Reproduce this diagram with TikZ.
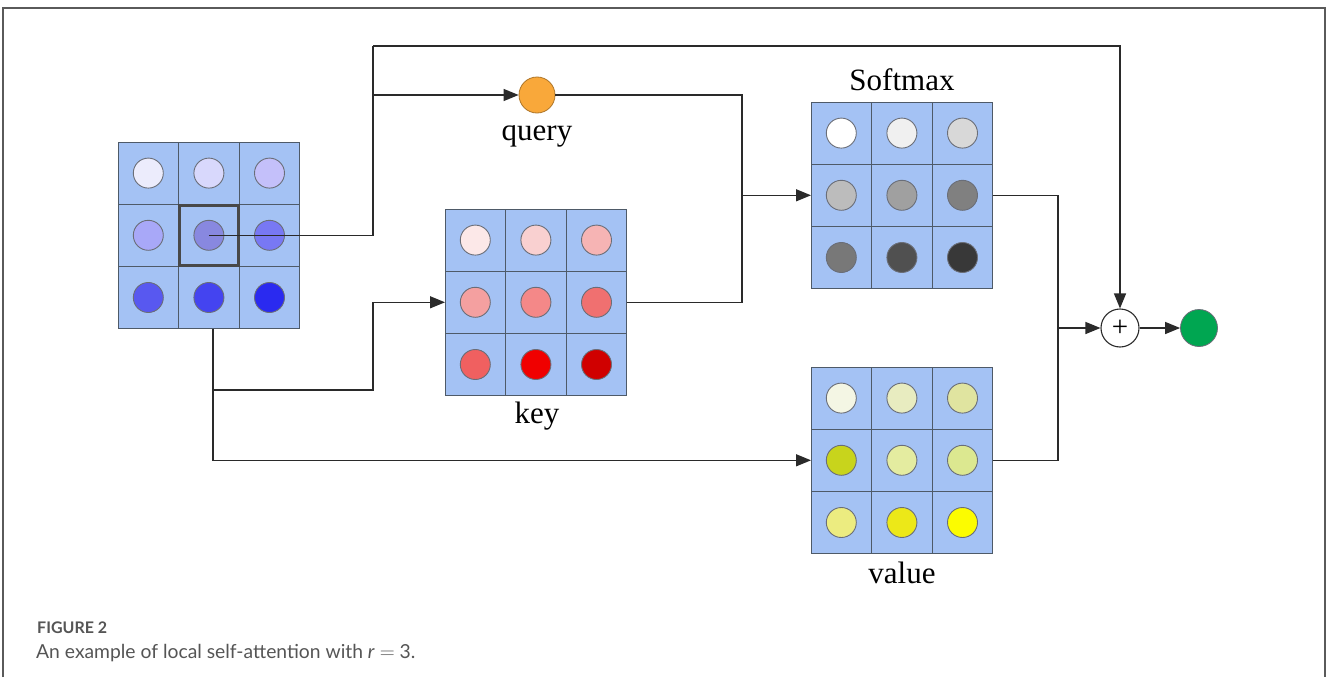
\documentclass[tikz,border=0pt]{standalone}
\usepackage{fontspec}
\setmainfont{Liberation Serif}
\newfontfamily\capfont{Lato}
\usetikzlibrary{arrows.meta,calc}
\definecolor{cellc}{HTML}{A4C2F4}
\definecolor{gridc}{HTML}{4E5A68}
\definecolor{dotc}{HTML}{6A6E78}
\definecolor{linec}{HTML}{2A2A2A}
\definecolor{framec}{HTML}{5A5A5A}
\definecolor{capc}{HTML}{555555}
% input grid
\definecolor{A11}{HTML}{ECECFC}\definecolor{A12}{HTML}{D8D8FC}\definecolor{A13}{HTML}{C4C0FA}
\definecolor{A21}{HTML}{A8A8F8}\definecolor{A22}{HTML}{8888E0}\definecolor{A23}{HTML}{7878F4}
\definecolor{A31}{HTML}{5858F0}\definecolor{A32}{HTML}{4444F0}\definecolor{A33}{HTML}{2A2AF0}
% key
\definecolor{K11}{HTML}{FCE8E8}\definecolor{K12}{HTML}{F9D0D0}\definecolor{K13}{HTML}{F6B4B4}
\definecolor{K21}{HTML}{F4A0A0}\definecolor{K22}{HTML}{F48888}\definecolor{K23}{HTML}{F07070}
\definecolor{K31}{HTML}{F06060}\definecolor{K32}{HTML}{F00000}\definecolor{K33}{HTML}{D00000}
% softmax
\definecolor{S11}{HTML}{FFFFFF}\definecolor{S12}{HTML}{F0F0F0}\definecolor{S13}{HTML}{D8D8D8}
\definecolor{S21}{HTML}{BCBCBC}\definecolor{S22}{HTML}{A0A0A0}\definecolor{S23}{HTML}{808080}
\definecolor{S31}{HTML}{787878}\definecolor{S32}{HTML}{505050}\definecolor{S33}{HTML}{383838}
% value
\definecolor{V11}{HTML}{F4F6E4}\definecolor{V12}{HTML}{E8ECC0}\definecolor{V13}{HTML}{E0E4A0}
\definecolor{V21}{HTML}{C8D41C}\definecolor{V22}{HTML}{E4ECA0}\definecolor{V23}{HTML}{DCE890}
\definecolor{V31}{HTML}{ECEC80}\definecolor{V32}{HTML}{ECE818}\definecolor{V33}{HTML}{FCFC00}
\definecolor{queryc}{HTML}{F9A83A}
\definecolor{outc}{HTML}{00A651}
\newcommand{\mygrid}[3]{% name, left x, top y
  \node[gridbox] (#1) at (#2+90.9,#3+93.3) {};
  \foreach \r in {1,2,3}{
    \foreach \c in {1,2,3}{
      \node[cellbox] (#1-\r\c) at (#2+\c*60.6-30.3,#3+\r*62.2-31.1) {};
      \node[dot, fill=#1\r\c] (#1d\r\c) at (#1-\r\c) {};
    }
  }
}
\tikzset{
  gridbox/.style={minimum width=181.8pt, minimum height=186.6pt, inner sep=0pt, outer sep=0pt},
  cellbox/.style={draw=gridc, fill=cellc, line width=1pt, minimum width=60.6pt, minimum height=62.2pt, inner sep=0pt, outer sep=0pt},
  dot/.style={circle, draw=dotc, line width=0.9pt, minimum size=30pt, inner sep=0pt},
  conn/.style={draw=linec, line width=1.3pt},
  arr/.style={conn, -{Triangle[length=15pt,width=12pt]}},
  lab/.style={font=\fontsize{31}{31}\selectfont, anchor=base},
}
\begin{document}
\begin{tikzpicture}[x=1pt,y=-1pt]
\useasboundingbox (0,0) rectangle (1327,677);
\fill[white] (0,0) rectangle (1327,677);
% frame
\draw[framec, line width=1.5pt] (3,677) -- (3,8) -- (1325,8) -- (1325,677);
% grids
\mygrid{A}{118}{142}
\mygrid{K}{445}{209}
\mygrid{S}{811}{102}
\mygrid{V}{811}{367}
\node[draw=framec!80!black, line width=3pt, minimum width=59pt, minimum height=60pt, inner sep=0pt] (hl) at (A-22) {};
% other nodes
\node[circle, draw=queryc!70!black, fill=queryc, line width=0.8pt, minimum size=36pt, inner sep=0pt] (q) at (537,95) {};
\node[circle, draw=linec, fill=white, line width=1.1pt, minimum size=38pt, inner sep=0pt, font=\fontsize{29}{29}\selectfont] (plus) at (1120,328) {+};
\node[circle, draw=dotc, fill=outc, line width=0.8pt, minimum size=37pt, inner sep=0pt] (out) at (1199,328) {};
% labels
\node[lab] (lq) at (537,140) {query};
\node[lab] (lk) at (537,423) {key};
\node[lab] (ls) at (902,90) {Softmax};
\node[lab] (lv) at (902,583) {value};
% coordinates
\coordinate (tl) at (373,46);
\coordinate (qb) at (373,95);
\coordinate (mx) at (742,0);
\coordinate (rx) at (1058,0);
\coordinate (bj) at (213,390);
\coordinate (bk) at (373,390);
% connectors
\draw[conn] (Ad22.center) -| (tl);
\draw[arr] (tl) -| (plus.north);
\draw[arr] (qb) -- (q.west);
\draw[arr] (q.east) -| (mx |- S.west) -- (S.west);
\draw[conn] (K.east) -| (mx |- S.west);
\draw[arr] ([xshift=4pt]A.south) |- (V.west);
\draw[arr] (bj) -- (bk) |- (K.west);
\draw[conn] (S.east) -| (rx |- V.east) -- (V.east);
\draw[arr] (rx |- plus.west) -- (plus.west);
\draw[arr] (plus.east) -- (out.west);
% caption
\node[anchor=base west, text=capc, inner sep=0pt, font=\capfont\fontsize{16}{16}\selectfont\bfseries] (fig) at (37,633) {FIGURE 2};
\node[anchor=base west, text=capc, inner sep=0pt, font=\capfont\fontsize{19.3}{19.3}\selectfont] (cap) at (36,658) {An example of local self-attention with \textit{r} $=$ 3.};
\end{tikzpicture}
\end{document}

WHAT TO WORK ON – Only lines that contain the word "with" are wanted; copy each of them.

TASK RESPONSE –
Reproduce this diagram with TikZ.
\node[anchor=base west, text=capc, inner sep=0pt, font=\capfont\fontsize{19.3}{19.3}\selectfont] (cap) at (36,658) {An example of local self-attention with \textit{r} $=$ 3.};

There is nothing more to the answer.